Tras su publicitada detención en la madrugada del 1 de marzo, los media difundieron a bombo y platillo que eran sospechosos de ser los autores del atentado mortal contra Eduardo Puelles. Al día siguiente, la agencia Efe informó que dichas sospechas «se han visto confirmadas tras el examen de la documentación incautada». Después, llegó la confesión de numerosos atentados por parte de uno de los detenidos y las continuas alusiones a pruebas materiales que avalaban dicha confesión.
El auto de prisión del juez Marlaska también hablaba de efectos intervenidos en sus domicilios que estaban «íntimamente relacionados con los atentados imputados», pero a la hora de enumerar dichas supuestas pruebas resulta que no mencionaba absolutamente nada relacionado con los dos atentados mortales que se les imputan, el de Santoña y el de Puelles (luego la información antes mencionada de Efe era falsa, otra descarada mentira), y el principal hallazgo, que los media repitieron una y otra vez, consistía en un plano de Burgos con un punto señalado a 300 metros del cuartel de la Guardia Civil en el que estalló una furgoneta-bomba. ¡Menuda «prueba»!
Esa insistencia en mencionar pruebas materiales, por risibles que sean en realidad, tiene un objetivo evidente, intentar justificar las confesiones. Porque cuando alguien se autoinculpa de hechos que acarrean innumerables años de condena sin que medie prueba consistente alguna, lo de decir que se ha tratado de una «manifestación espontánea» no cuela ni por asomo.
El catedrático de ética de la Universidad de Deusto Xabier Etxeberria, toda una referencia para el PSE en lo que se refiere a las víctimas del terrorismo, describe así el subterfugio de que se sirven los torturadores para evitar quedar en evidencia: «obtengamos con tortura la confesión y otros indicia que podremos corroborar al margen de ella y utilicémoslos luego para la acusación o para seguir pistas que servirán de prueba; o incluso consigamos que repita la confesión en un marco diferente del de la tortura».
En este caso, la intensidad de la tortura ha sido tal que han conseguido hasta el último objetivo, el más difícil: que una de las víctimas esté tan destrozada que ratifique su confesión ante el juez. Y ni que decir tiene que, cuando consiguen lo más difícil, el resto lo bordan. Una persona rota hasta ese extremo lo cuenta absolutamente todo, y siendo tan numerosos los atentados que se les imputan, los indicia obtenidos deberían haber sido también considerables, en caso de que fueran ellos realmente los autores. Sin embargo, dichos indicia han brillado por su ausencia.

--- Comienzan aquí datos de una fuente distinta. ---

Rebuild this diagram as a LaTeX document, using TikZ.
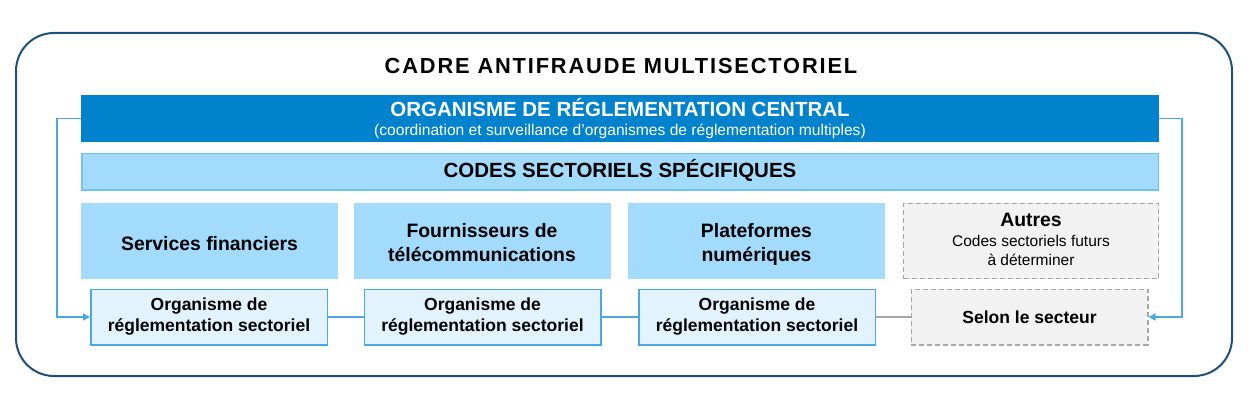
\documentclass[tikz,border=0pt]{standalone}
\usepackage{fontspec}
\setmainfont{Liberation Sans}
\usepackage{xcolor}
\usetikzlibrary{arrows.meta}

\definecolor{cadre}{HTML}{1D4F79}
\definecolor{central}{HTML}{0082CD}
\definecolor{codes}{HTML}{A2DBFD}
\definecolor{codesborder}{HTML}{6FC3F4}
\definecolor{regfill}{HTML}{E2F3FE}
\definecolor{regborder}{HTML}{4BA8E4}
\definecolor{autrefill}{HTML}{F2F2F2}
\definecolor{autreborder}{HTML}{A6A6A6}

\tikzset{
  sectorbox/.style={rectangle, fill=codes, minimum width=257pt, minimum height=76pt,
    inner sep=0pt, align=center, font=\bfseries\fontsize{19.4}{24}\selectfont},
  oneline/.style={text height=18pt, text depth=0pt},
  twoline/.style={text height=46pt, text depth=6pt},
  regbox/.style={rectangle, draw=regborder, line width=1.5pt, fill=regfill,
    minimum width=236.5pt, minimum height=55.5pt, inner sep=0pt, align=center,
    font=\bfseries\fontsize{17.5}{21}\selectfont},
  futurebox/.style={draw=autreborder, fill=autrefill, line width=1.5pt, dash pattern=on 5pt off 3pt},
  link/.style={line width=1.5pt, draw=regborder},
  feedback/.style={link, -{Triangle[length=7pt, width=7pt]}},
}

\begin{document}
\begin{tikzpicture}[x=1pt, y=-1pt]
  \def\rowsec{241}
  \def\rowreg{317}

  \useasboundingbox (0,0) rectangle (1255,414);
  \draw[cadre, line width=2pt, rounded corners=38pt] (16,33) rectangle (1232,376);

  \node[font=\bfseries\fontsize{21.8}{26}\selectfont\addfontfeature{LetterSpace=8.5}] (title)
    at (621,65.5) {CADRE ANTIFRAUDE MULTISECTORIEL};

  \node[fill=central, minimum width=1078pt, minimum height=47pt, inner sep=0pt, text=white,
    align=center, text height=38.4pt, text depth=4pt, font=\fontsize{15.6}{19}\selectfont]
    (central) at (620,118.5)
    {{\bfseries\fontsize{20.5}{19}\selectfont ORGANISME DE RÉGLEMENTATION CENTRAL}\\
     (coordination et surveillance d’organismes de réglementation multiples)};

  \node[fill=codes, draw=codesborder, line width=1.5pt, minimum width=1076.5pt,
    minimum height=36.5pt, inner sep=0pt, text depth=6.4pt,
    font=\bfseries\fontsize{20.5}{24}\selectfont] (codes)
    at (620,172) {CODES SECTORIELS SPÉCIFIQUES};

  % secteurs
  \node[sectorbox, oneline] (finance) at (209.5,\rowsec) {Services financiers};
  \node[sectorbox, twoline] (telecom) at (482,\rowsec) {Fournisseurs de\\télécommunications};
  \node[sectorbox, twoline] (platform) at (756.5,\rowsec) {Plateformes\\numériques};
  \node[sectorbox, futurebox, minimum width=255pt, minimum height=75pt,
    text height=49.4pt, text depth=0pt, font=\fontsize{15.5}{19}\selectfont] (others)
    at (1031,\rowsec)
    {{\bfseries\fontsize{19.4}{19}\selectfont Autres}\\[1pt]Codes sectoriels futurs\\à déterminer};

  % organismes sectoriels
  \node[regbox] (finreg) at (209,\rowreg) {Organisme de\\réglementation sectoriel};
  \node[regbox] (telreg) at (482.5,\rowreg) {Organisme de\\réglementation sectoriel};
  \node[regbox] (platreg) at (757,\rowreg) {Organisme de\\réglementation sectoriel};
  \node[regbox, futurebox] (otherreg) at (1029.5,\rowreg) {Selon le secteur};

  \draw[link] (finreg) -- (telreg);
  \draw[link] (telreg) -- (platreg);
  \draw[link, autreborder] (platreg) -- (otherreg);

  \coordinate (leftturn) at (57,118.5);
  \coordinate (rightturn) at (1182,118.5);
  \draw[feedback] (central.west) -- (leftturn) |- (finreg.west);
  \draw[feedback] (central.east) -- (rightturn) |- (otherreg.east);
\end{tikzpicture}
\end{document}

Además, también brillan por su ausencia las pruebas relacionadas con los atentados fallidos que se imputan al comando: el coche-bomba de Logroño, una bomba-lapa y varias trampas desactivadas. En esos casos, las fuerzas de seguridad habitualmente consiguen numerosas pruebas, como las huellas de ADN y otras, pero ninguna de las huellas halladas en su día se corresponde con las de los detenidos. Significativo, ¿verdad? Muy significativo.
Ante tamaña ausencia de indicia y pruebas, los jueces deberían desechar las confesiones y abrir diligencias contra los agentes que hubiesen intervenido en su obtención, pero sabemos de sobra cómo funciona la (in)Justicia española. Las confesiones obtenidas bajo torturas sirven sin más como pruebas de cargo suficientes y, en cambio, se exigen pruebas que la incomunicación hace prácticamente imposibles para actuar contra los torturadores.
Mientras tanto, todos quienes persisten en negar credibilidad a las denuncias de torturas siguen evitando a toda costa responder a una simple pregunta: ¿Por qué los militantes vascos se niegan a declarar cuando son detenidos en el Estado francés y, en cambio, hacen dejación de su derecho al silencio y se prodigan en confesiones en el español? Ésa sí que es una prueba flagrante de cómo se consiguen esas confesiones y no las birrias que ha presentado Marlaska para tratar de justificarlas.